I get the distinct impression that a mere +25% increase in voltage (12V to 15V) will kill a pump in 2 days or less, considering that that setup was only switched on for the first time at 20H00 last night.

The pump with a +50% ramp in voltage died (to 18V) died after about four hours, around midnight.

 

[blunc]

so it would be best to take a pump motor rated for 12v and optimize the cooling system for 6v operation, then you could increase the voltage for special occasions.

the discussion regarding optimum flow rates thru the CPU heat transfer unit and the radiator are basically correct, if the coolant doesn't stay in contact with the radiator long enough to transfer the heat you would actually cause the CPU to overheat.

the same thing happens in a car when you take the thermostat out of the cooling system, the coolant doesn't stay in the radiator long enough to cool down.

 

[tool_462]

Yeah that is a good way to look at it. My load temp at 6v is 33C after hours of dual prime and folding. Load at 12v is 31C and it jumps back and forth between 31/32. So in my case the increased flowrate doesn't affect performance much.

 

[CompTIA_Rep]

I know someone who overvolted a pump in their case (not gonna suggest how he did it) and the pump melted taking out his motherboard, cpu, .....


No fires though.





Hay great IDEA... .... Save up some extra cash and get a larger pump.

 

[Newf]

so it would be best to take a pump motor rated for 12v and optimize the cooling system for 6v operation, then you could increase the voltage for special occasions.

the discussion regarding optimum flow rates thru the CPU heat transfer unit and the radiator are basically correct, if the coolant doesn't stay in contact with the radiator long enough to transfer the heat you would actually cause the CPU to overheat.

the same thing happens in a car when you take the thermostat out of the cooling system, the coolant doesn't stay in the radiator long enough to cool down.
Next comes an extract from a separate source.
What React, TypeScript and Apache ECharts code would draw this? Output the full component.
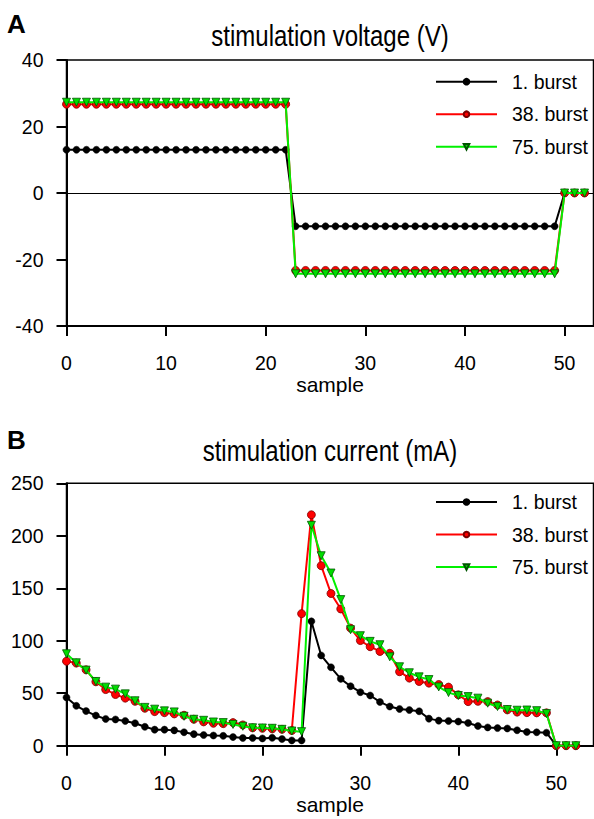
import React, { useEffect, useRef } from "react";
import * as echarts from "echarts";

const samples = [0,1,2,3,4,5,6,7,8,9,10,11,12,13,14,15,16,17,18,19,20,21,22,23,24,25,26,27,28,29,30,31,32,33,34,35,36,37,38,39,40,41,42,43,44,45,46,47,48,49,50,51,52];
const seriesNames = ["1. burst", "38. burst", "75. burst"];
const xTicks = [0, 10, 20, 30, 40, 50];

const voltage1 = [13,13,13,13,13,13,13,13,13,13,13,13,13,13,13,13,13,13,13,13,13,13,13,-10,-10,-10,-10,-10,-10,-10,-10,-10,-10,-10,-10,-10,-10,-10,-10,-10,-10,-10,-10,-10,-10,-10,-10,-10,-10,-10,0,0,0];
const voltage38 = [26.7,26.7,26.7,26.7,26.7,26.7,26.7,26.7,26.7,26.7,26.7,26.7,26.7,26.7,26.7,26.7,26.7,26.7,26.7,26.7,26.7,26.7,26.7,-23.3,-23.3,-23.3,-23.3,-23.3,-23.3,-23.3,-23.3,-23.3,-23.3,-23.3,-23.3,-23.3,-23.3,-23.3,-23.3,-23.3,-23.3,-23.3,-23.3,-23.3,-23.3,-23.3,-23.3,-23.3,-23.3,-23.3,0,0,0];
const voltage75 = [27.3,27.3,27.3,27.3,27.3,27.3,27.3,27.3,27.3,27.3,27.3,27.3,27.3,27.3,27.3,27.3,27.3,27.3,27.3,27.3,27.3,27.3,27.3,-24.3,-24.3,-24.3,-24.3,-24.3,-24.3,-24.3,-24.3,-24.3,-24.3,-24.3,-24.3,-24.3,-24.3,-24.3,-24.3,-24.3,-24.3,-24.3,-24.3,-24.3,-24.3,-24.3,-24.3,-24.3,-24.3,-24.3,0,0,0];

const current1 = [46,38,33,28.7,25.5,25,23.6,21.4,18,15.3,15.3,14.6,12.8,11,10.2,9.7,9.4,8.2,7.4,7.4,6.9,7.5,6.4,5,5,118.5,86,74.7,63.7,56.7,51,47.8,41.7,37.3,35,34,32.8,25.8,23.9,23.6,23,21.7,18.8,17.4,16.8,16.4,14.7,13.1,12.8,12.4,0,0,0];
const current38 = [80.5,78.7,72.3,60.9,53.5,48.8,45.3,42.3,35.7,32.5,31.5,30.3,29,25.2,22.7,21.4,21,22,19.8,17,16.6,16,15.6,14.5,125.8,220,171.5,145,130.3,112,100.2,94.3,89.8,88,70.5,64.4,61.2,59.6,58.3,55.8,48.5,42,42.3,42,38.8,34.1,32,31.5,31.3,31.3,0,0,0];
const current75 = [87.6,79,72,61.2,55.8,53.9,49.4,42.8,36.5,34.8,33.2,32.2,28,25.2,24.2,22.6,22,20.3,18.5,17.1,16.9,16.6,15.6,14,13.4,210,181,164.5,139.2,110.5,104.8,99.4,96.2,84.7,75.2,69.5,65.6,63,56,50.6,47.8,46.8,45.3,40.5,37.3,34.5,33.8,34,33.4,30.6,0,0,0];

const FONT = "'Liberation Sans', Arial, sans-serif";

const pairs = (vals: number[]) => samples.map((s, i) => [s, vals[i]]);

const styles = [
  {
    color: "#000000",
    symbol: "circle",
    symbolSize: 7,
    symbolRotate: 0,
    itemStyle: { color: "#000000", borderColor: "#000000", borderWidth: 0.5 },
  },
  {
    color: "#ff0000",
    symbol: "circle",
    symbolSize: 8,
    symbolRotate: 0,
    itemStyle: { color: "#ff0000", borderColor: "#7a0000", borderWidth: 0.8 },
  },
  {
    color: "#00f000",
    symbol: "triangle",
    symbolSize: 8,
    symbolRotate: 180,
    itemStyle: { color: "#00dd00", borderColor: "#005500", borderWidth: 0.8 },
  },
];

function makeSeries(name: string, vals: number[], k: number, idx: number, extra: any = {}) {
  const st = styles[k];
  return {
    type: "line",
    name,
    xAxisIndex: idx,
    yAxisIndex: idx,
    data: pairs(vals),
    symbol: st.symbol,
    symbolSize: st.symbolSize,
    symbolRotate: st.symbolRotate,
    showAllSymbol: true,
    lineStyle: { color: st.color, width: 2 },
    itemStyle: st.itemStyle,
    z: 3 + k,
    ...extra,
  };
}

function xAxis(idx: number, max: number) {
  return {
    type: "value",
    gridIndex: idx,
    min: 0,
    max,
    interval: 10,
    name: "sample",
    nameLocation: "middle",
    nameGap: 48,
    nameTextStyle: { fontFamily: FONT, fontSize: 21, color: "#000" },
    axisLine: { onZero: false, lineStyle: { color: "#000", width: 2 } },
    axisTick: { show: true, length: 10, lineStyle: { color: "#000", width: 2 }, customValues: xTicks },
    axisLabel: { margin: 27, fontFamily: FONT, fontSize: 19.5, color: "#000", customValues: xTicks },
    splitLine: { show: false },
  };
}

function yAxis(idx: number, min: number, max: number, interval: number) {
  return {
    type: "value",
    gridIndex: idx,
    min,
    max,
    interval,
    axisLine: { show: true, onZero: false, lineStyle: { color: "#000", width: 2 } },
    axisTick: { show: true, length: 10, lineStyle: { color: "#000", width: 2 } },
    axisLabel: { margin: 23, fontFamily: FONT, fontSize: 19.5, color: "#000" },
    splitLine: { show: false },
  };
}

function legend(top: number) {
  return {
    orient: "vertical",
    left: 435,
    top,
    padding: 0,
    itemWidth: 61,
    itemHeight: 7,
    itemGap: 12.5,
    data: seriesNames,
    textStyle: { fontFamily: FONT, fontSize: 19.5, color: "#000", lineHeight: 20, padding: [0, 0, 0, 10] },
  };
}

export default function App() {
  const ref = useRef<HTMLDivElement>(null);
  useEffect(() => {
    document.body.style.margin = "0";
    if (!ref.current) return;
    const chart = echarts.init(ref.current, null, { renderer: "svg" });
    const option: any = {
      animation: false,
      backgroundColor: "#ffffff",
      grid: [
        { left: 66.5, top: 60, width: 527, height: 266, show: true, borderColor: "#000", borderWidth: 1.5, backgroundColor: "transparent" },
        { left: 66.5, top: 483.3, width: 527, height: 262.4, show: true, borderColor: "#000", borderWidth: 1.5, backgroundColor: "transparent" },
      ],
      xAxis: [xAxis(0, 52.9), xAxis(1, 53.8)],
      yAxis: [yAxis(0, -40, 40, 20), yAxis(1, 0, 250, 50)],
      legend: [legend(71.7), legend(492)],
      graphic: [
        { type: "text", x: 7, y: 24, style: { text: "A", fontFamily: FONT, fontSize: 26, fontWeight: "bold", fill: "#000", align: "left", verticalAlign: "middle" } },
        { type: "text", x: 330, y: 51, scaleY: 1.25, style: { text: "stimulation voltage (V)", fontFamily: FONT, fontSize: 24, fill: "#000", align: "center", verticalAlign: "bottom" } },
        { type: "text", x: 7, y: 440, style: { text: "B", fontFamily: FONT, fontSize: 26, fontWeight: "bold", fill: "#000", align: "left", verticalAlign: "middle" } },
        { type: "text", x: 330, y: 466, scaleY: 1.25, style: { text: "stimulation current (mA)", fontFamily: FONT, fontSize: 24, fill: "#000", align: "center", verticalAlign: "bottom" } },
      ],
      series: [
        makeSeries(seriesNames[0], voltage1, 0, 0, {
          markLine: {
            silent: true,
            symbol: ["none", "none"],
            label: { show: false },
            lineStyle: { color: "#000", width: 1, type: "solid" },
            data: [{ yAxis: 0 }],
            z: 1,
          },
        }),
        makeSeries(seriesNames[1], voltage38, 1, 0),
        makeSeries(seriesNames[2], voltage75, 2, 0),
        makeSeries(seriesNames[0], current1, 0, 1),
        makeSeries(seriesNames[1], current38, 1, 1),
        makeSeries(seriesNames[2], current75, 2, 1),
      ],
    };
    chart.setOption(option);
    return () => chart.dispose();
  }, []);
  return <div ref={ref} style={{ width: 594, height: 819 }} />;
}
Coolant is always in contact with the radiator. More flow rate through the cpu/engine means that the equilibrium temperature reached will be based on the radiator's ability to remove heat from the coolant. A car thermostat blocks most of the coolant flow upon a cold start, forcing engine heat to remain in the engine until it reaches a preset temperature. At somewhere between 180-195 degrees F, the thermostat opens and then through varying the system flow rate maintains engine temperature. Take the thermostat out and an engine will take a very long time to heat up, reaching its maximum temp at a lower value than optimum.
For a cpu, you have no thermostat. You do not want one. Cooler is better. Flow rates through the cpu cooling block are likely to be better than needed compared to the radiators ability to throw off heat.
In any event, the cooling system in your computer has a 100% cpu load equilibrium temperature of X. X is also the maximum operating temperature. Idle temps are meaningless. How fast you system reaches it's maximum temp is not relevant. Increasing flow rates/water block effeciency will impact this non-relevant factor. It will only impact system equilibrium when it is woefully inadequate as part of a properly designed balanced system, (very unlikely). That leaves the radiator/fan as the single most important component to modify.
An exception: Your goal is to OC a D805 to 4GHz, run a 2 minute benchmark, publish it and then throw the system away...

 

[Mugz]

The 15V pump casing melted. The pump itself seized. The concept has been killed. It doesn't work.

In any case, the pump was transferring large amounts of heat to the coolant while overvolted.

The concept is flawed. Next!

 

[Rugger]

Here is a link to a thread where Cathar talks about "How much pump is enough?" In one of the replies there is a link to equipment that will allow you to overvolt your pump. There are only a few pumps that really benefit from overvolting - the most significant is the MCP600 - now known as the Aquaxtreme 50Z. It is only a slight overvolt, 12V to 13.8V. One of the major things that you have to worry about with overvolting is adding a lot of heat to your watercooling system, but this particular overvolt isn't too significant because the 50Z sheds very little heat, something on the order of 3W. Great thread that I highly recommend you reading.